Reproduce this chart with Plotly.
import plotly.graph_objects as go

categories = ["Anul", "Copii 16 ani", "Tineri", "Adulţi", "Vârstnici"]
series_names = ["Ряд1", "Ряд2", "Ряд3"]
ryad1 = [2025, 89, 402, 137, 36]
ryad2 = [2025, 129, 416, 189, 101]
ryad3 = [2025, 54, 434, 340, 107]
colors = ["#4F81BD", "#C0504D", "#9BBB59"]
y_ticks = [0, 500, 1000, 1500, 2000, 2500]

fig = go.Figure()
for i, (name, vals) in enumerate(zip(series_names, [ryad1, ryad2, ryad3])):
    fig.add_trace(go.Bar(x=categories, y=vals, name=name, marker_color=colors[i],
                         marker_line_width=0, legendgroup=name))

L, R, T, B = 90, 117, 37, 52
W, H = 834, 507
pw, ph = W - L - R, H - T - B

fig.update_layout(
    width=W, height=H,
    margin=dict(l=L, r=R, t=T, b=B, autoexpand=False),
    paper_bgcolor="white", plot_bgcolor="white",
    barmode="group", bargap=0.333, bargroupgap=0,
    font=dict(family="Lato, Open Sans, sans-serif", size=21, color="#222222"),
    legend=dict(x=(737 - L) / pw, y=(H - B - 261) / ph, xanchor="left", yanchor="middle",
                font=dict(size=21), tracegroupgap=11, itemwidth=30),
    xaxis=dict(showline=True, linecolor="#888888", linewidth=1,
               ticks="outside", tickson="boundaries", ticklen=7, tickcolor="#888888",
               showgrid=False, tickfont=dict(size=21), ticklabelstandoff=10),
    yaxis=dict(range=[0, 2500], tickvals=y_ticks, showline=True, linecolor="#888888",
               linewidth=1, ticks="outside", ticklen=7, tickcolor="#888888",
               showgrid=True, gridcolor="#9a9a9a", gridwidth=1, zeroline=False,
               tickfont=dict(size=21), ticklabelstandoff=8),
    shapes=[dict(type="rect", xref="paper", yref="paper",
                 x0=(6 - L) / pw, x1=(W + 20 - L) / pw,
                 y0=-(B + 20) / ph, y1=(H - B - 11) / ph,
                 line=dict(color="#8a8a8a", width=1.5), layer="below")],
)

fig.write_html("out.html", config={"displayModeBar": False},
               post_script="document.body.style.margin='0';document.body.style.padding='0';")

· · · ·

To be done:
Output all of the material, please, exactly as it stands.

Solution to this task:
Reproduce this chart with Plotly.
import plotly.graph_objects as go

categories = ["Anul", "Copii 16 ani", "Tineri", "Adulţi", "Vârstnici"]
series_names = ["Ряд1", "Ряд2", "Ряд3"]
ryad1 = [2025, 89, 402, 137, 36]
ryad2 = [2025, 129, 416, 189, 101]
ryad3 = [2025, 54, 434, 340, 107]
colors = ["#4F81BD", "#C0504D", "#9BBB59"]
y_ticks = [0, 500, 1000, 1500, 2000, 2500]

fig = go.Figure()
for i, (name, vals) in enumerate(zip(series_names, [ryad1, ryad2, ryad3])):
    fig.add_trace(go.Bar(x=categories, y=vals, name=name, marker_color=colors[i],
                         marker_line_width=0, legendgroup=name))

L, R, T, B = 90, 117, 37, 52
W, H = 834, 507
pw, ph = W - L - R, H - T - B

fig.update_layout(
    width=W, height=H,
    margin=dict(l=L, r=R, t=T, b=B, autoexpand=False),
    paper_bgcolor="white", plot_bgcolor="white",
    barmode="group", bargap=0.333, bargroupgap=0,
    font=dict(family="Lato, Open Sans, sans-serif", size=21, color="#222222"),
    legend=dict(x=(737 - L) / pw, y=(H - B - 261) / ph, xanchor="left", yanchor="middle",
                font=dict(size=21), tracegroupgap=11, itemwidth=30),
    xaxis=dict(showline=True, linecolor="#888888", linewidth=1,
               ticks="outside", tickson="boundaries", ticklen=7, tickcolor="#888888",
               showgrid=False, tickfont=dict(size=21), ticklabelstandoff=10),
    yaxis=dict(range=[0, 2500], tickvals=y_ticks, showline=True, linecolor="#888888",
               linewidth=1, ticks="outside", ticklen=7, tickcolor="#888888",
               showgrid=True, gridcolor="#9a9a9a", gridwidth=1, zeroline=False,
               tickfont=dict(size=21), ticklabelstandoff=8),
    shapes=[dict(type="rect", xref="paper", yref="paper",
                 x0=(6 - L) / pw, x1=(W + 20 - L) / pw,
                 y0=-(B + 20) / ph, y1=(H - B - 11) / ph,
                 line=dict(color="#8a8a8a", width=1.5), layer="below")],
)

fig.write_html("out.html", config={"displayModeBar": False},
               post_script="document.body.style.margin='0';document.body.style.padding='0';")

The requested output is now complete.